On sitar and its emotional gravity – something beyond definition – a musician friend and professor said, “It’s all angles.”
I first heard the sitar’s otherworldly drone years ago and felt it in my chest. Now when my sitar strings bend to raise a siren-song from the fathoms, Saraswati dances to an ascent and descent on every note. This sacred dance is a never-ending river shepherding me to a place close and yet far away.
My teacher speaks in common tones and offers up clusters of daring: “Consistency, consistency, consistency,” she says.
Her words, the wisdom of learning and teaching, and the kernel in every guru’s curriculum.

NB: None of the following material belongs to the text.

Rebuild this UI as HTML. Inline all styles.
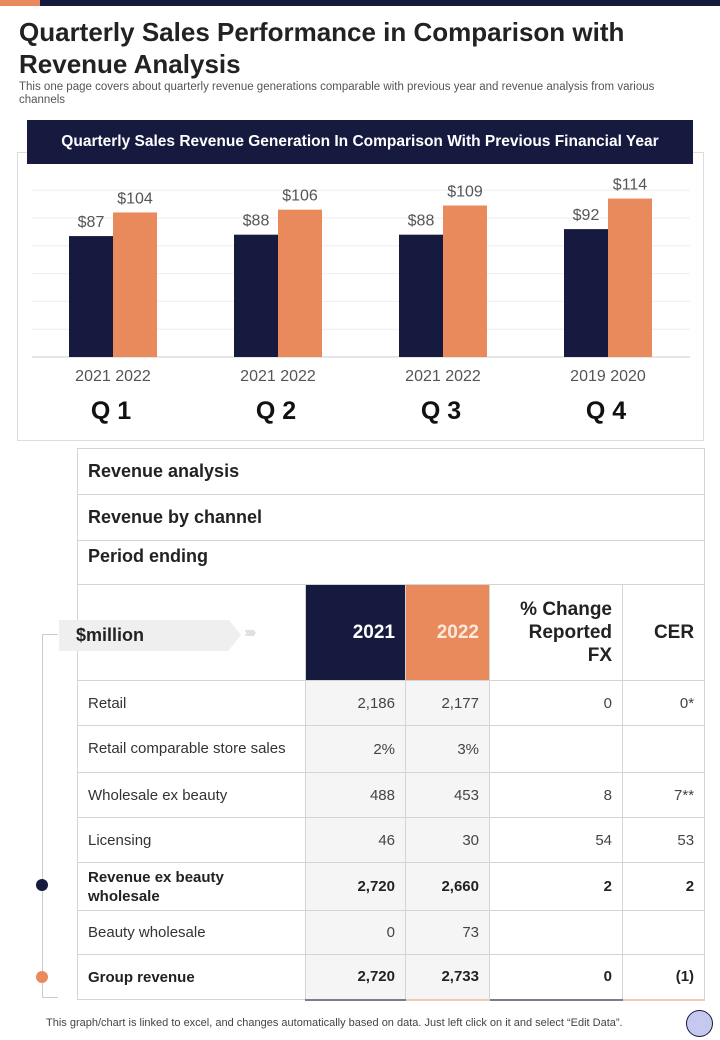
<!DOCTYPE html>
<html><head><meta charset="utf-8">
<style>
*{margin:0;padding:0;box-sizing:border-box}
body{width:720px;height:1040px;position:relative;background:#fff;font-family:"Liberation Sans",sans-serif;overflow:hidden;color:#222}
.abs{position:absolute}
table{border-collapse:collapse;position:absolute;left:77px;top:448px;width:627px;table-layout:fixed}
td{border:1px solid #d4d4d4;font-size:15px;color:#444;padding:0 10px;text-align:right}
td.l{text-align:left;color:#333}
td.g{background:#f5f5f5}
tr.b td{font-weight:bold;color:#222}
.sec td{font-size:18px;font-weight:bold;color:#222;text-align:left;border-left:1px solid #d4d4d4;border-right:1px solid #d4d4d4}
.hd td{font-size:19px;font-weight:bold;color:#222}
</style></head><body>
<div class="abs" style="left:0;top:0;width:40px;height:6px;background:#e98a5c"></div>
<div class="abs" style="left:40px;top:0;width:680px;height:6px;background:#161a3f"></div>
<div class="abs" style="left:19px;top:16px;font-size:26px;font-weight:bold;line-height:32px;color:#222">Quarterly Sales Performance in Comparison with<br>Revenue Analysis</div>
<div class="abs" style="left:19px;top:81px;font-size:11.5px;line-height:13px;color:#555;width:650px">This one page covers about quarterly revenue generations comparable with previous year and revenue analysis from various channels</div>
<div class="abs" style="left:17px;top:152px;width:687px;height:289px;border:1px solid #ddd"></div>
<div class="abs" style="left:27px;top:120px;width:666px;height:44px;background:#161a3f;color:#fff;font-size:15.5px;font-weight:bold;text-align:center;line-height:44px">Quarterly Sales Revenue Generation In Comparison With Previous Financial Year</div>
<svg class="abs" style="left:0;top:0" width="720" height="445" id="chart"></svg>
<script>
const quarters=["Q 1","Q 2","Q 3","Q 4"];
const yearLabels=["2021 2022","2021 2022","2021 2022","2019 2020"];
const prevValues=[87,88,88,92];
const currValues=[104,106,109,114];
const gridTicks=[0,20,40,60,80,100,120];
const svg=document.getElementById('chart');const NS='http://www.w3.org/2000/svg';
const y=v=>357-v*1.39; const xc=i=>113+i*165;
function mk(t,a){const e=document.createElementNS(NS,t);for(const k in a)e.setAttribute(k,a[k]);svg.appendChild(e);return e;}
gridTicks.forEach(t=>{const l=mk('line',{x1:32,x2:690,y1:y(t),y2:y(t),stroke:t===0?'#ccc':'#eee','stroke-width':1});

});
quarters.forEach((q,i)=>{
 const a=mk('rect',{x:xc(i)-44,y:y(prevValues[i]),width:44,height:prevValues[i]*1.39,fill:'#161a3f'});
 
 
 const b=mk('rect',{x:xc(i),y:y(currValues[i]),width:44,height:currValues[i]*1.39,fill:'#e98a5c'});
 
 
 const t1=mk('text',{x:xc(i)-22,y:y(prevValues[i])-9,'text-anchor':'middle','font-size':16,fill:'#555'});t1.textContent='$'+prevValues[i];
 
 
 const t2=mk('text',{x:xc(i)+22,y:y(currValues[i])-9,'text-anchor':'middle','font-size':16,fill:'#555'});t2.textContent='$'+currValues[i];
 
 
 const yl=mk('text',{x:xc(i),y:381,'text-anchor':'middle','font-size':16,fill:'#555'});yl.textContent=yearLabels[i];
 
 
 const ql=mk('text',{x:xc(i)-2,y:419,'text-anchor':'middle','font-size':25,'font-weight':'bold',fill:'#111'});ql.textContent=q;
 
 
});
</script>
<div class="abs" style="left:42px;top:634px;width:16px;height:364px;border-left:1px solid #ccc;border-top:1px solid #ccc;border-bottom:1px solid #ccc"></div>
<table>
<colgroup><col style="width:228px"><col style="width:100px"><col style="width:84px"><col style="width:133px"><col style="width:82px"></colgroup>
<tr class="sec" style="height:46px"><td colspan="5">Revenue analysis</td></tr>
<tr class="sec" style="height:46px"><td colspan="5">Revenue by channel</td></tr>
<tr class="sec" style="height:44px"><td colspan="5" style="vertical-align:top;padding-top:5px">Period ending</td></tr>
<tr class="hd" style="height:96px"><td style="border-right:none"></td><td style="background:#161a3f;color:#fff">2021</td><td style="background:#e98a5c;color:#fde8dc">2022</td><td style="line-height:23px">% Change<br>Reported FX</td><td>CER</td></tr>
<tr style="height:45px"><td class="l">Retail</td><td class="g">2,186</td><td class="g">2,177</td><td>0</td><td>0*</td></tr>
<tr style="height:47px"><td class="l" style="line-height:18px">Retail comparable store sales</td><td class="g">2%</td><td class="g">3%</td><td></td><td></td></tr>
<tr style="height:45px"><td class="l">Wholesale ex beauty</td><td class="g">488</td><td class="g">453</td><td>8</td><td>7**</td></tr>
<tr style="height:45px"><td class="l">Licensing</td><td class="g">46</td><td class="g">30</td><td>54</td><td>53</td></tr>
<tr class="b" style="height:48px"><td class="l" style="line-height:19px">Revenue ex beauty wholesale</td><td class="g">2,720</td><td class="g">2,660</td><td>2</td><td>2</td></tr>
<tr style="height:44px"><td class="l">Beauty wholesale</td><td class="g">0</td><td class="g">73</td><td></td><td></td></tr>
<tr class="b" style="height:45px"><td class="l">Group revenue</td><td class="g" style="border-bottom:2px solid #7a7d90">2,720</td><td class="g" style="border-bottom:2px solid #f4c9b4">2,733</td><td style="border-bottom:2px solid #7a7d90">0</td><td style="border-bottom:2px solid #f4c9b4">(1)</td></tr>
</table>
<div class="abs" style="left:59px;top:620px;width:170px;height:31px;background:#efefef;font-size:18px;font-weight:bold;line-height:31px;padding-left:17px;color:#222">$million</div>
<div class="abs" style="left:229px;top:620px;width:0;height:0;border-top:15.5px solid transparent;border-bottom:15.5px solid transparent;border-left:12px solid #efefef"></div>
<div class="abs" style="left:244px;top:624px;font-size:16px;color:#ddd;font-weight:bold;letter-spacing:-3px">&#8250;&#8250;&#8250;&#8250;</div>
<div class="abs" style="left:36px;top:879px;width:12px;height:12px;border-radius:50%;background:#161a3f"></div>
<div class="abs" style="left:36px;top:971px;width:12px;height:12px;border-radius:50%;background:#e98a5c"></div>
<div class="abs" style="left:46px;top:1017px;font-size:11px;color:#444">This graph/chart is linked to excel, and changes automatically based on data. Just left click on it and select “Edit Data”.</div>
<div class="abs" style="left:686px;top:1010px;width:27px;height:27px;border-radius:50%;background:#c5c9ef;border:1.5px solid #161a3f"></div>
</body></html>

I’ve walked the rivers of India, but today can’t put myself and my sitar on their banks. But once at dusk, on a hot July night in Arizona, I made my way with this gourd, rosewood, string & steel riddle to the banks of the Salt River in east Phoenix. Sitar did not accompany me alone. Looking to the Salt, I could see a funeral pyre, a desert-inspired mirage bobbing with the current like a lazy raft ablaze in flames, scented smoke, grief trailing behind.
At river’s edge, my sitar smelled like burning incense and the hymnody it raised came from an earlier time. I followed the current but can not understand. Stretching to find an angle to translate, my sitar rounded the corners of a new song. I saw water, moved my hand to start over, and joined the river.
If I endow my time with consistency, maybe Saraswati and her river will open the gates of inspiration and I will find a corner – a crag in the rock – from which to behold the swan beside and golden orb above her.
I breathe. A salty smell fills my nostrils. Reach down to touch the baaj. Tarabs raise a drone. I hold the current, smile, and lean into angles.